CNN 在计算机视觉领域得到了广泛应用，并且它们在很多方面超越了我们一直在使用的传统计算机视觉技术。CNN 结合了著名的卷积操作和神经网络，因此得名卷积神经网络。因此，在深入探讨 CNN 的神经网络部分之前，我们将介绍卷积操作并了解它的工作原理。

卷积操作的主要目的是从图像中提取信息或特征。任何图像都可以看作是一个值矩阵，其中矩阵中的特定值组将形成一个特征。卷积操作的目的是扫描这个矩阵，尝试提取与该图像相关或具有解释性的特征。例如，考虑一个 5x5 的图像，其对应的强度或像素值显示为零和一：

图 9.1：像素值矩阵

并考虑以下 3 x 3 的矩阵：

图 9.2：像素值矩阵

我们可以使用 3 x 3 的卷积核对 5 x 5 的图像进行卷积，方法如下：

图 9.3：卷积操作。输出矩阵称为卷积特征或特征图

上述图可以总结如下。为了使用 3 x 3 的卷积核对原始 5 x 5 图像进行卷积，我们需要执行以下操作：

使用橙色矩阵扫描原始绿色图像，每次只移动 1 像素（步幅）
对于每个橙色图像的位置，我们在橙色矩阵和绿色矩阵中对应的像素值之间执行逐元素相乘操作
将这些逐元素相乘的结果加起来得到一个单一整数，这个整数将构成输出粉色矩阵中的单一值。

如前图所示，橙色的 3 x 3 矩阵每次只对原始绿色图像的一个部分进行操作（步幅），或者它每次只看到图像的一部分。

那么，让我们将前面的解释放到 CNN 术语的背景下：

橙色的 3 x 3 矩阵被称为核、特征检测器或滤波器。
输出的粉色矩阵，其中包含逐元素相乘的结果，称为特征图。

因为我们是通过核与原始输入图像中对应像素的逐元素相乘来获得特征图，所以改变核或滤波器的值每次都会生成不同的特征图。

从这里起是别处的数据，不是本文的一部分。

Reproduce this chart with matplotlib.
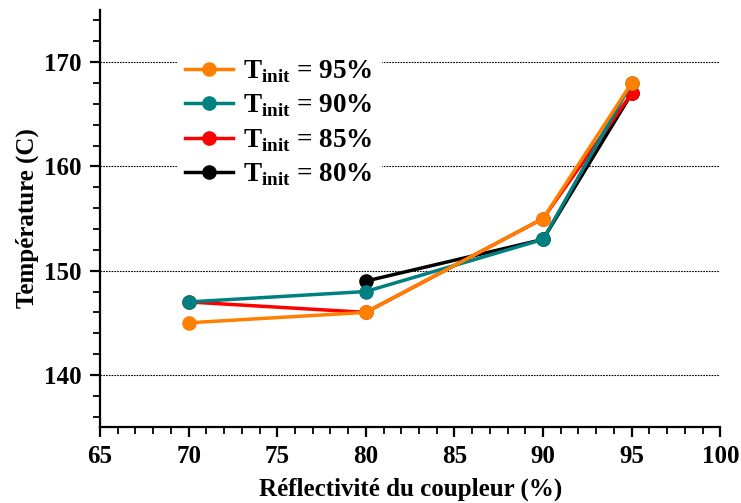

因此，我们可能会认为，在卷积神经网络的训练过程中，我们需要自己确定特征检测器的值，但事实并非如此。CNN 在学习过程中自动确定这些值。所以，如果我们有更多的滤波器，就意味着我们可以从图像中提取更多的特征。

在进入下一部分之前，让我们介绍一些在 CNN 上下文中通常使用的术语：

步幅：我们之前简要提到了这个术语。一般来说，步幅是指我们在卷积输入矩阵时，特征检测器或滤波器在输入矩阵上移动的像素数。例如，步幅为 1 意味着每次移动一个像素，而步幅为 2 意味着每次移动两个像素。步幅越大，生成的特征图就越小。
零填充：如果我们想包含输入图像的边缘像素，那么部分滤波器将超出输入图像的范围。零填充通过在输入矩阵的边缘周围填充零来解决这个问题。

动机

传统的计算机视觉技术用于执行大多数计算机视觉任务，如物体检测和分割。尽管这些传统计算机视觉技术的性能不错，但始终无法接近实时使用的要求，例如自动驾驶汽车。2012 年，Alex Krizhevsky 推出了 CNN，凭借其在 ImageNet 竞赛中的突破性表现，将物体分类错误率从 26% 降至 15%。从那时起，CNN 被广泛应用，并且发现了不同的变种。它甚至在 ImageNet 竞赛中超越了人类分类错误，如下图所示：

图 9.4：随着时间推移的分类错误，其中人类级别的错误用红色标出

CNN 的应用

自从 CNN 在计算机视觉甚至自然语言处理的不同领域取得突破以来，大多数公司已经将这一深度学习解决方案集成到他们的计算机视觉生态系统中。例如，谷歌在其图像搜索引擎中使用该架构，Facebook 则在自动标记等功能中使用它：

图 9.5：典型的用于物体识别的 CNN 一般架构

CNN 之所以能取得突破，正是因为它们的架构，直观地使用卷积操作从图像中提取特征。稍后你会发现，这与人脑的工作方式非常相似。

CNN 的不同层

典型的 CNN 架构由多个执行不同任务的层组成，如上图所示。在本节中，我们将详细了解它们，并看到将所有这些层以特定方式连接起来的好处，这使得计算机视觉取得了这样的突破。

输入层

这是任何 CNN 架构中的第一层。所有后续的卷积层和池化层都期望输入以特定格式出现。输入变量将是张量，具有以下形状：

[batch_size, image_width, image_height, channels]

这里：

batch_size是从原始训练集中的一个随机样本，用于应用随机梯度下降时。
image_width是输入到网络中的图像宽度。
image_height是输入到网络中的图像高度。
channels是输入图像的颜色通道数。这个数字对于 RGB 图像可能是 3，对于二值图像则是 1。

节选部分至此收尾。